Janina Hosiasson-Lindenbaum
Janina Hosiasson-Lindenbaum (1899–1942) was a Polish logician and philosopher. She discovered[1] the raven paradox, also known as Hempel's paradox. Carl Hempel popularized the raven paradox through an article in Mind in 1945. Her gender and her death at the hands of the Nazis only two years after her publication may help account for her not receiving the credit she deserves for it in English-speaking world.
Personal life
She studied philosophy at the University of Warsaw, the lecturers were: Kazimierz Ajdukiewicz, Tadeusz Kotarbinski and Jan Łukasiewicz. She received her Ph.D. dissertation on the Justification of Inductive Reasoning . She graduated from the University of Cambridge in the semester 1929/1930. She was a friend of Karl Popper. While she pursued her research, she taught philosophy in high school. After the outbreak of World War II, lived in Vilnius, where she engaged in the activities of the Vilnius Philosophical Society. Her husband was mathematician Adolf Lindenbaum. In April 1942, she and her husband were arrested by the gestapo and she was shot by the Nazis.
Research interests
At the center of her scientific activity was the logic of induction.
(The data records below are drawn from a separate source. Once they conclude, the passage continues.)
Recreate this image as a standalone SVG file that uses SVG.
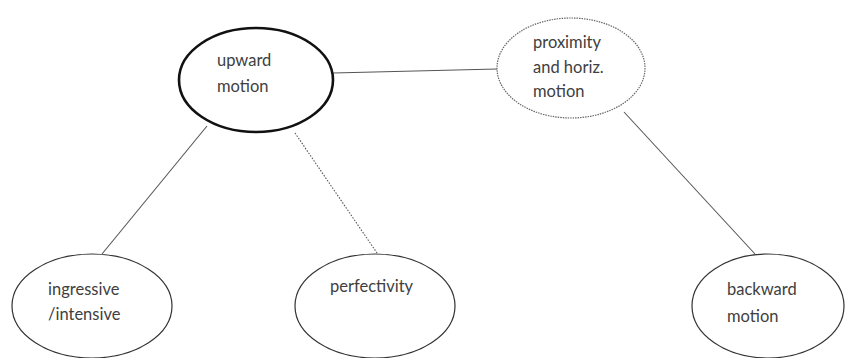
<svg xmlns="http://www.w3.org/2000/svg" width="846" height="358" viewBox="0 0 846 358">
<style>
.n{fill:#fff;stroke:#333;stroke-width:1.2}
.t{font-family:Lato,"Open Sans","DejaVu Sans",sans-serif;font-size:16.5px;fill:#404040}
.c{stroke:#555;stroke-width:1.1;fill:none}
</style>
<rect width="846" height="358" fill="#fff"/>
<g id="connectors">
<line class="c" x1="207" y1="126" x2="102" y2="254"/>
<line class="c" x1="295" y1="133" x2="377" y2="253" style="stroke-dasharray:1.5 1.5"/>
<line class="c" x1="333" y1="73" x2="497" y2="69"/>
<line class="c" x1="624" y1="112" x2="755" y2="254"/>
</g>
<g id="upward">
<ellipse class="n" cx="256" cy="80" rx="77" ry="52" style="stroke-width:2.6;stroke:#111"/>
<text class="t" x="217" y="66">upward</text>
<text class="t" x="217" y="92">motion</text>
</g>
<g id="proximity">
<ellipse class="n" cx="571" cy="68" rx="74" ry="50" style="stroke:#666;stroke-dasharray:1.5 1"/>
<text class="t" x="533" y="48">proximity</text>
<text class="t" x="533" y="73">and horiz.</text>
<text class="t" x="533" y="97">motion</text>
</g>
<g id="ingressive">
<ellipse class="n" cx="92" cy="306" rx="80" ry="52"/>
<text class="t" x="48" y="295">ingressive</text>
<text class="t" x="48" y="320">/intensive</text>
</g>
<g id="perfectivity">
<ellipse class="n" cx="375" cy="306" rx="80" ry="52"/>
<text class="t" x="330" y="292">perfectivity</text>
</g>
<g id="backward">
<ellipse class="n" cx="768" cy="306" rx="76" ry="52"/>
<text class="t" x="727" y="295">backward</text>
<text class="t" x="727" y="322">motion</text>
</g>
</svg>
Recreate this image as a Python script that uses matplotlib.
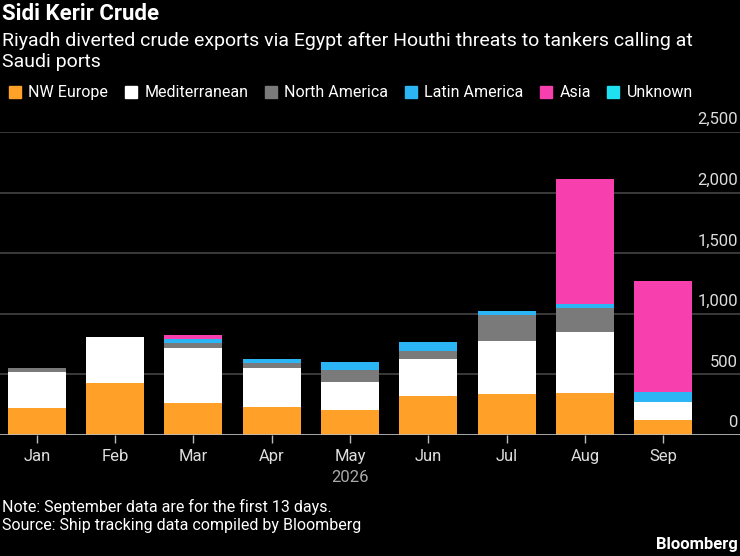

She focused on the following issues:
- Types of induction
- Applying the theory of probability to the logic of induction
- Justification of inductive inference conclusions
- Psychological analysis of inductive reasoning.
References
- ↑ Hosiasson-Lindenbaum, Janina (December 1940). "On Confirmation". The Journal of Symbolic Logic 5 (4): 133–148. doi:10.2307/2268173. ISSN 0022-4812.
- Jedynak, Anna (2001). "Janina Hosiasson-Lindenbaumowa - The Logic of Induction". In Krajewski, Władysław. Polish philosophers of science and nature in the 20th century. Poznań studies in the philosophy of the sciences and the humanities 74. Editions Rodopi B.V. (published April 2002). pp. 97–102. ISBN 9789042014978.